BTW, some of these people are intelligent and even successful people, who for one reason or another get into trouble. Stress really does affect people greatly!
Kary,
I think the difference is that newer homeowners don’t have a skin in the game, so to speak. People who had 100% financing, or close to it, think its better to just walk away, especially after the value of the house went down. They owe more than the house is worth so they feel its in their best interest to just walk away from it. Whereas credit cards are needed to sustain their standard of living, at least for a little while. Everything is upside down.
At least thats how I see it, who knows what is actually going through their heads.
Shane,
I’d disagree with that. In my 20 or so years of practicing bankruptcy law I found many (if not most) people in financial trouble think of it as their home, and have home ownership as a major goal–something they don’t want to give up. That’s what I was referring to when I said they make amazing sacrifices.

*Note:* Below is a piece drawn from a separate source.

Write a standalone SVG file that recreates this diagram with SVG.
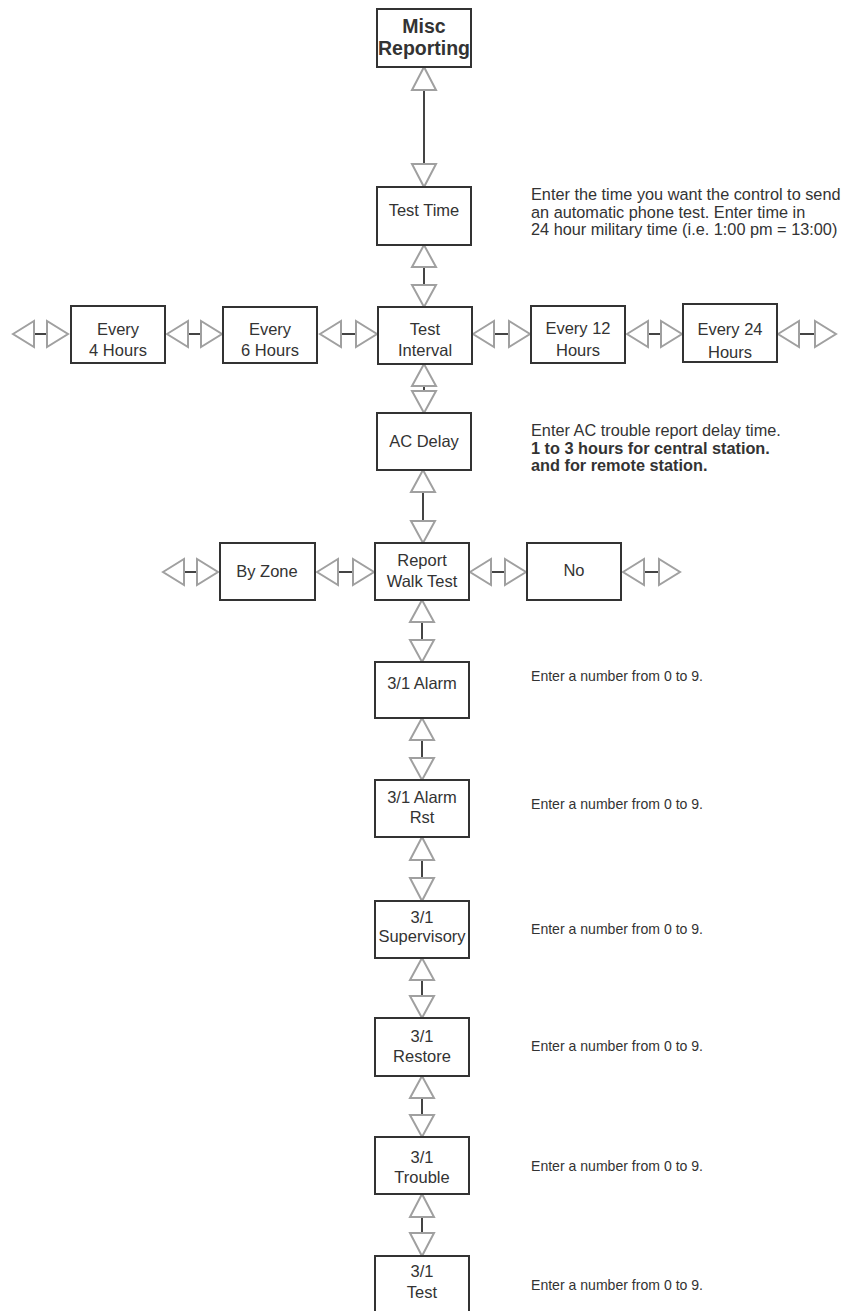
<svg xmlns="http://www.w3.org/2000/svg" width="854" height="1311" viewBox="0 0 854 1311">
<style>
.box{fill:#fff;stroke:#333;stroke-width:2}
.t{font-family:"Liberation Sans",Arial,sans-serif;font-size:16.5px;fill:#333;text-anchor:middle}
.b{font-weight:bold;font-size:19.5px}
.d{font-family:"Liberation Sans",Arial,sans-serif;font-size:16.3px;fill:#333}
.n{font-family:"Liberation Sans",Arial,sans-serif;font-size:15px;fill:#333}
.db{font-weight:bold}
.tri{fill:#fff;stroke:#a0a0a0;stroke-width:2;stroke-linejoin:miter}
.ln{stroke:#444;stroke-width:2;fill:none}
</style>
<rect width="854" height="1311" fill="#fff"/>
<g id="connectors">
<g>
<line class="ln" x1="424" y1="90" x2="424" y2="164"/>
<polygon class="tri" points="424,67 412,90 436,90"/>
<polygon class="tri" points="412,164 436,164 424,187"/>
</g>
<g>
<line class="ln" x1="424" y1="267" x2="424" y2="285"/>
<polygon class="tri" points="424,245 412,267 436,267"/>
<polygon class="tri" points="412,285 436,285 424,307"/>
</g>
<g>
<line class="ln" x1="424" y1="386" x2="424" y2="391"/>
<polygon class="tri" points="424,364 412,386 436,386"/>
<polygon class="tri" points="412,391 436,391 424,413"/>
</g>
<g>
<line class="ln" x1="423" y1="492" x2="423" y2="521"/>
<polygon class="tri" points="423,470 411,492 435,492"/>
<polygon class="tri" points="411,521 435,521 423,543"/>
</g>
<g>
<line class="ln" x1="422" y1="622" x2="422" y2="640"/>
<polygon class="tri" points="422,600 410,622 434,622"/>
<polygon class="tri" points="410,640 434,640 422,662"/>
</g>
<g>
<line class="ln" x1="422" y1="740" x2="422" y2="758"/>
<polygon class="tri" points="422,718 410,740 434,740"/>
<polygon class="tri" points="410,758 434,758 422,780"/>
</g>
<g>
<line class="ln" x1="422" y1="860" x2="422" y2="878"/>
<polygon class="tri" points="422,837 410,860 434,860"/>
<polygon class="tri" points="410,878 434,878 422,901"/>
</g>
<g>
<line class="ln" x1="422" y1="980" x2="422" y2="996"/>
<polygon class="tri" points="422,958 410,980 434,980"/>
<polygon class="tri" points="410,996 434,996 422,1018"/>
</g>
<g>
<line class="ln" x1="422" y1="1098" x2="422" y2="1115"/>
<polygon class="tri" points="422,1076 410,1098 434,1098"/>
<polygon class="tri" points="410,1115 434,1115 422,1137"/>
</g>
<g>
<line class="ln" x1="422" y1="1217" x2="422" y2="1233"/>
<polygon class="tri" points="422,1194 410,1217 434,1217"/>
<polygon class="tri" points="410,1233 434,1233 422,1256"/>
</g>
<g>
<line class="ln" x1="34" y1="334" x2="47" y2="334"/>
<polygon class="tri" points="13,334 34,321 34,347"/>
<polygon class="tri" points="47,321 47,347 68,334"/>
</g>
<g>
<line class="ln" x1="188" y1="334" x2="201" y2="334"/>
<polygon class="tri" points="167,334 188,321 188,347"/>
<polygon class="tri" points="201,321 201,347 222,334"/>
</g>
<g>
<line class="ln" x1="341" y1="334" x2="356" y2="334"/>
<polygon class="tri" points="320,334 341,321 341,347"/>
<polygon class="tri" points="356,321 356,347 377,334"/>
</g>
<g>
<line class="ln" x1="494" y1="334" x2="509" y2="334"/>
<polygon class="tri" points="473,334 494,321 494,347"/>
<polygon class="tri" points="509,321 509,347 530,334"/>
</g>
<g>
<line class="ln" x1="648" y1="334" x2="661" y2="334"/>
<polygon class="tri" points="627,334 648,321 648,347"/>
<polygon class="tri" points="661,321 661,347 682,334"/>
</g>
<g>
<line class="ln" x1="799" y1="334" x2="815" y2="334"/>
<polygon class="tri" points="778,334 799,321 799,347"/>
<polygon class="tri" points="815,321 815,347 836,334"/>
</g>
<g>
<line class="ln" x1="184" y1="572" x2="197" y2="572"/>
<polygon class="tri" points="163,572 184,559 184,585"/>
<polygon class="tri" points="197,559 197,585 218,572"/>
</g>
<g>
<line class="ln" x1="338" y1="572" x2="353" y2="572"/>
<polygon class="tri" points="317,572 338,559 338,585"/>
<polygon class="tri" points="353,559 353,585 374,572"/>
</g>
<g>
<line class="ln" x1="491" y1="572" x2="505" y2="572"/>
<polygon class="tri" points="470,572 491,559 491,585"/>
<polygon class="tri" points="505,559 505,585 526,572"/>
</g>
<g>
<line class="ln" x1="644" y1="572" x2="659" y2="572"/>
<polygon class="tri" points="623,572 644,559 644,585"/>
<polygon class="tri" points="659,559 659,585 680,572"/>
</g>
</g>
<g id="misc"><rect class="box" x="377" y="9" width="94" height="58"/><text class="t b" x="424" y="33">Misc</text><text class="t b" x="424" y="55">Reporting</text></g>
<g id="testtime"><rect class="box" x="377" y="187" width="94" height="58"/><text class="t" x="424" y="216">Test Time</text></g>
<g id="testinterval"><rect class="box" x="378" y="307" width="94" height="57"/><text class="t" x="425" y="335">Test</text><text class="t" x="425" y="356">Interval</text></g>
<g id="every4"><rect class="box" x="71" y="306" width="94" height="57"/><text class="t" x="118" y="335">Every</text><text class="t" x="118" y="356">4 Hours</text></g>
<g id="every6"><rect class="box" x="223" y="307" width="94" height="56"/><text class="t" x="270" y="335">Every</text><text class="t" x="270" y="356">6 Hours</text></g>
<g id="every12"><rect class="box" x="531" y="306" width="94" height="57"/><text class="t" x="578" y="334">Every 12</text><text class="t" x="578" y="356">Hours</text></g>
<g id="every24"><rect class="box" x="683" y="304" width="94" height="58"/><text class="t" x="730" y="335">Every 24</text><text class="t" x="730" y="358">Hours</text></g>
<g id="acdelay"><rect class="box" x="377" y="413" width="94" height="57"/><text class="t" x="424" y="447">AC Delay</text></g>
<g id="reportwalk"><rect class="box" x="375" y="543" width="94" height="57"/><text class="t" x="422" y="566">Report</text><text class="t" x="422" y="587">Walk Test</text></g>
<g id="byzone"><rect class="box" x="220" y="543" width="95" height="57"/><text class="t" x="267" y="577">By Zone</text></g>
<g id="no"><rect class="box" x="527" y="543" width="94" height="57"/><text class="t" x="574" y="576">No</text></g>
<g id="alarm"><rect class="box" x="375" y="662" width="94" height="56"/><text class="t" x="422" y="689">3/1 Alarm</text></g>
<g id="alarmrst"><rect class="box" x="375" y="780" width="94" height="57"/><text class="t" x="422" y="803">3/1 Alarm</text><text class="t" x="422" y="823">Rst</text></g>
<g id="supervisory"><rect class="box" x="375" y="901" width="94" height="57"/><text class="t" x="422" y="923">3/1</text><text class="t" x="422" y="942">Supervisory</text></g>
<g id="restore"><rect class="box" x="375" y="1018" width="94" height="58"/><text class="t" x="422" y="1042">3/1</text><text class="t" x="422" y="1062">Restore</text></g>
<g id="trouble"><rect class="box" x="375" y="1137" width="94" height="57"/><text class="t" x="422" y="1163">3/1</text><text class="t" x="422" y="1183">Trouble</text></g>
<g id="test"><rect class="box" x="375" y="1256" width="94" height="60"/><text class="t" x="422" y="1277">3/1</text><text class="t" x="422" y="1298">Test</text></g>
<g id="notes">
<text class="d" x="531" y="200">Enter the time you want the control to send</text>
<text class="d" x="531" y="217.5">an automatic phone test. Enter time in</text>
<text class="d" x="531" y="235">24 hour military time (i.e. 1:00 pm = 13:00)</text>
<text class="d" x="531" y="436">Enter AC trouble report delay time.</text>
<text class="d db" x="531" y="453.5">1 to 3 hours for central station.</text>
<text class="d db" x="531" y="471">and for remote station.</text>
<text class="n" x="531" y="681" textLength="172" lengthAdjust="spacingAndGlyphs">Enter a number from 0 to 9.</text>
<text class="n" x="531" y="809" textLength="172" lengthAdjust="spacingAndGlyphs">Enter a number from 0 to 9.</text>
<text class="n" x="531" y="934" textLength="172" lengthAdjust="spacingAndGlyphs">Enter a number from 0 to 9.</text>
<text class="n" x="531" y="1051" textLength="172" lengthAdjust="spacingAndGlyphs">Enter a number from 0 to 9.</text>
<text class="n" x="531" y="1171" textLength="172" lengthAdjust="spacingAndGlyphs">Enter a number from 0 to 9.</text>
<text class="n" x="531" y="1290" textLength="172" lengthAdjust="spacingAndGlyphs">Enter a number from 0 to 9.</text>
</g>
</svg>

It’s perhaps not entirely rational, but they don’t really think equity when they think of a home (or even a car). They think they own it, and they don’t want to give it up.
http://online.wsj.com/article/SB119802116320237959.html
“We’re seeing people who are current on their credit cards but are defaulting on their mortgages,” Mr. Lewis says. “I’m astonished that people would walk away from their homes.”
If someone owes more than what their home is currently valued from doing 100% ltv…I’m sure it’s easier to walk away than if one had equity in the home. Apples and oranges.
Someone with no equity who is walking away is going to need their credit cards to live off of. It’s sad.
Rhonda that is exactly my point. Kary comments that in his 20 years of experience people people will defend their home before all else. They had equity back then, now they don’t, with all the exotic financing, so they are much more likely to walk away. Which is what that quote is confirming.
This bubble led to a lot of odd behavior on the way up, don’t be surprised when it leads to odd behavior on the way down.